Supra1.5-50M Base

---
license: apache-2.0
language:
- en
pipeline_tag: text-generation
library_name: transformers
tags:
- supra
- supra-1.5
- llama
- 50m
- base
- continued-pretraining
- long-context
- 5k-context
- Supra
- Supra-50M
---

<h1 align="center">Supra1.5-50M Base</h1>

<p align="center">
  Continued Pretraining • 50M Parameters • 5K Context
</p>

![Supra-1.5-Base-EXP](https://cdn-uploads.huggingface.co/production/uploads/68a5d0966d33a07f8aad2e51/Lh7KcQs60Ht9iray8WFbp.png)

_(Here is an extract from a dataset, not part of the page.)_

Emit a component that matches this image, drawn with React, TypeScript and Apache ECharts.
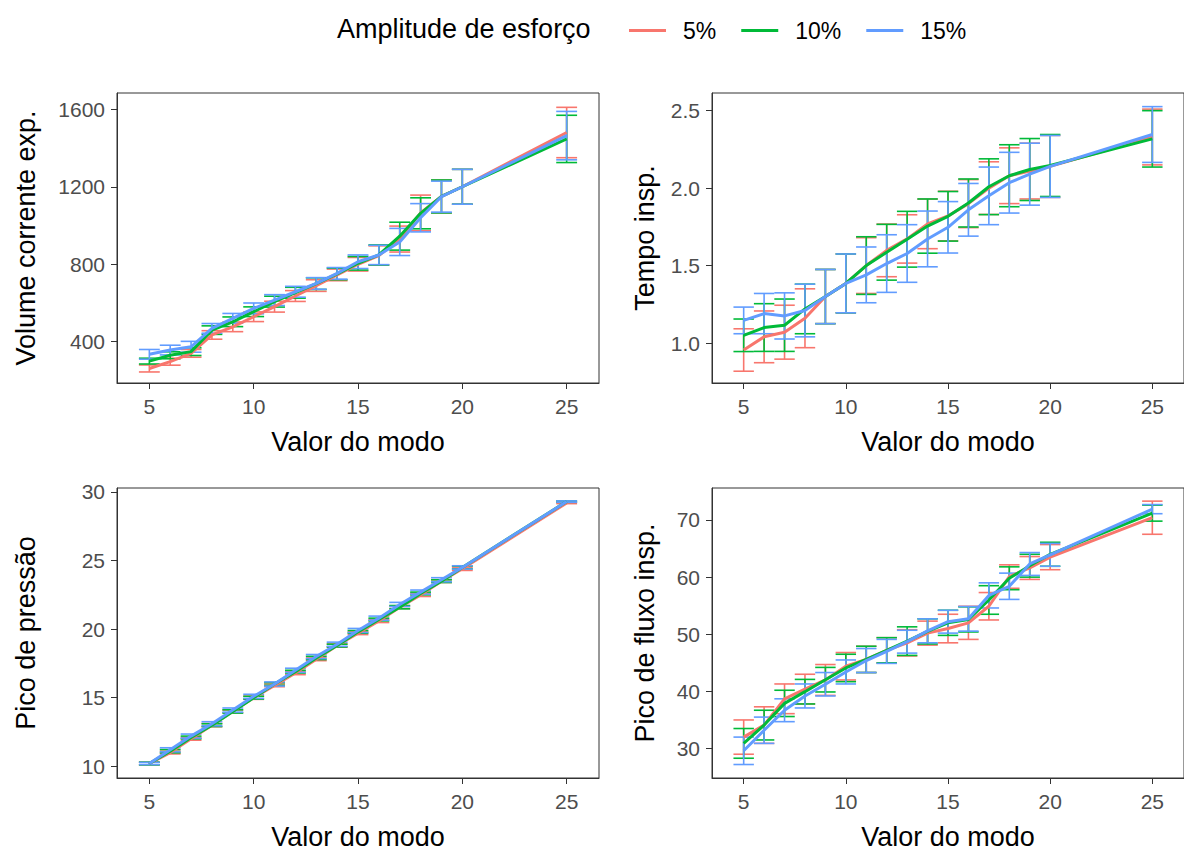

Supra-1.5-50M-Base-exp is a continued-pretrained 50M parameter Llama-style base
model derived from `SupraLabs/Supra-50M-Base`. The target update expands the
usable context window from 1,024 tokens to 5,120 tokens using RoPE scaling and
full-weight continued pretraining.


## Architecture

The model keeps the original Supra-50M architecture and tokenizer:

| Specification | Value |
|--------------|--------|
| Architecture | `LlamaForCausalLM` |
| Parameters | ~50M |
| Vocabulary Size | 32,000 |
| Hidden Size | 512 |
| Layers | 12 |
| Attention Heads | 8 |
| KV Heads | 4 |
| Context Length | 5,120 tokens |
| Tokenizer | Original Supra byte-level BPE tokenizer |

## Continued Pretraining Objective

This is CPT, not instruction fine-tuning. Training uses packed raw text with
standard causal language-modeling loss:

- `labels = input_ids`
- all non-pad tokens are trained
- no response-only masking
- no system/user/assistant masking
- no LoRA adapters in the default run

## Data Mix

The current local training mix prepared for this run is:

- 3,000,000,062 CPT tokens
  - 30% Tool Calling
  - 30% ChatML Conversations
  - 25% Factual Text (articles, essays, blogs)
  - 15% Math & Logic Questions


### Intended Use
Supervised Fine-Tuning (SFT) and Reinforcement Learning